The public inquiry, which is meeting this week and next in Val d’Or, has been looking at Quebec’s 15-year track-record in providing health, social services, correctional services, justice, youth protection and policing to Indigenous Quebecers.
Next month, it will produce recommendations on how to improve these services in Nunavik and other Indigenous communities.
The live broadcast from Val d’Or on Monday, Sept. 24, featured Jean-François Longtin, associate deputy minister of correctional services, who revealed some of the actions already under consideration to improve conditions and reduce the number of Indigenous prisoners in Quebec—now 6.5 per cent of the jail population, but less then two per cent of province’s population.
Many of these inmates are Inuit: At the St. Jerôme correctional centre Inuit comprise half of the jail’s indigenous population and, overall, among Indigenous women in Quebec jails, Inuit women are the most represented, Longtin said.
Nunavik leaders who traded a regional jail for the Ungaluk crime prevention program in the 2002 Sanarrutik deal with Quebec couldn’t have known that the number of inmates from Nunavik would increase from roughly 40 to 300, he said.
But the large number of these inmates, who must now serve their time in custody outside the region, are not the only problem.
There’s “a big volume of people getting transferred” around the province, as a result, Longtin said, acknowledging the lawsuit that seeks compensation because of long waits before bail hearings.
To remedy that situation, a deal is in the works with Makivik Corp. and the Kativik Regional Government for streamlined charters, he said.
“We want to change the way movement takes place.” Longtin said.
Longtin promised action, as well, on such items as improving access to interpreters and bringing more elders into the jails.
Makitautik, the halfway house in Kangirsuk, can also look forward to more support and a possible expansion, he said.
Makitauktik, which first opened in 1999 to house low-risk offenders, closed in October 2013 after federal inspectors found it was understaffed and under-managed. It was re-accredited in 2016 and opened doors again last September, but usually only about eight of its 14 beds are occupied, Longtin said.
Viens, in his reaction to the testimony, said “we have to work with the young offenders so they do not reoffend.”
He said elders “appear to me to be a very important element which would have an impact with first offenders.”

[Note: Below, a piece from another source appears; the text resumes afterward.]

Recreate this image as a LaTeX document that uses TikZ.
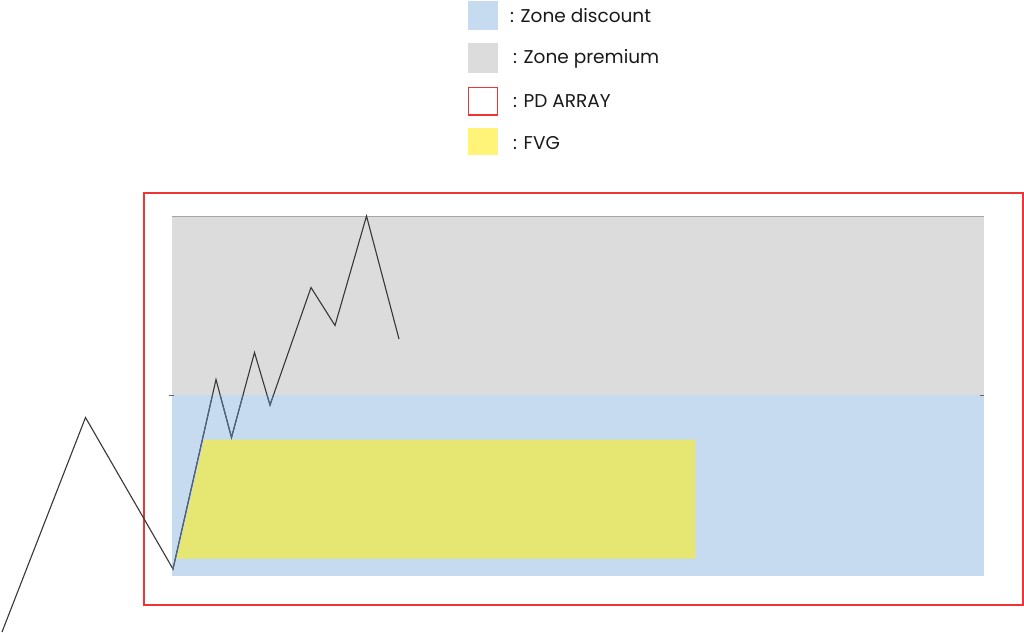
\documentclass[tikz,border=0pt]{standalone}
\usepackage{fontspec}
\setmainfont{Poppins}
\definecolor{discount}{RGB}{199,219,240}
\definecolor{premium}{RGB}{220,220,220}
\definecolor{pdred}{RGB}{238,52,52}
\definecolor{fvgleg}{RGB}{255,243,120}
\definecolor{fvg}{RGB}{230,230,115}
\definecolor{pline}{RGB}{55,55,55}
\definecolor{plineblue}{RGB}{80,100,130}
\begin{document}
\begin{tikzpicture}[x=1pt,y=-1pt,
  legtext/.style={anchor=west,font=\fontsize{18.5}{22}\selectfont,text=black!90,inner sep=0pt},
  price/.style={line width=1.1pt,line join=miter}]
\useasboundingbox (0,0) rectangle (1024,632);
\fill[white] (0,0) rectangle (1024,632);
% legend
\fill[discount] (468,1) rectangle (498,30);
\fill[premium] (468,43) rectangle (498,73);
\draw[pdred,line width=1.6pt] (468.5,87.5) rectangle (497.5,115);
\fill[fvgleg] (468,128) rectangle (498,155);
\node[legtext] (l1) at (510,16) {: Zone discount};
\node[legtext] (l2) at (513,59) {: Zone premium};
\node[legtext] (l3) at (513,101) {: PD ARRAY};
\node[legtext] (l4) at (513,143) {: FVG};
% zones
\fill[premium] (172,216) rectangle (984,395);
\fill[discount] (172,395) rectangle (984,576);
\draw[gray!70,line width=1pt] (172,216) -- (984,216);
\draw[gray!80!black,line width=1pt] (169,395) -- (174,395);
\draw[gray!80!black,line width=1pt] (980,395) -- (984,395);
% FVG
\fill[fvg] (177,558.5) -- (204.5,439.5) -- (695.5,439.5) -- (695.5,558.5) -- cycle;
% PD array
\draw[pdred,line width=2pt] (143.5,192.5) rectangle (1022.5,605);
% price path
\coordinate (p0) at (2,632);
\coordinate (p1) at (85.5,417.5);
\coordinate (p2) at (173,569);
\coordinate (p3) at (216,379.5);
\coordinate (p4) at (231.5,437.5);
\coordinate (p5) at (254.5,352.5);
\coordinate (p6) at (270,405);
\coordinate (p7) at (311,287.5);
\coordinate (p8) at (335,325.5);
\coordinate (p9) at (366.5,216);
\coordinate (p10) at (399,339);
\draw[price,pline] (p0) -- (p1) -- (p2) -- (p3) -- (p4) -- (p5) -- (p6) -- (p7) -- (p8) -- (p9) -- (p10);
\begin{scope}
\clip (172,395) rectangle (984,576);
\draw[price,plineblue] (p0) -- (p1) -- (p2) -- (p3) -- (p4) -- (p5) -- (p6) -- (p7) -- (p8) -- (p9) -- (p10);
\end{scope}
\end{tikzpicture}
\end{document}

The commission sessions continue next week, with a focus on police and youth protection. You can listen to the live broadcasts, streamed in French or English.
This November, Viens will produce recommendations on how to improve services in Nunavik and other Indigenous communities.
Since its creation in December 2016, the Viens commission has visited all Nunavik communities.
The commission will discuss these at public hearings in Kuujjuaraapik from Nov. 12 to Nov. 16 and in Kuujjuaq from Nov. 19 to Nov. 23.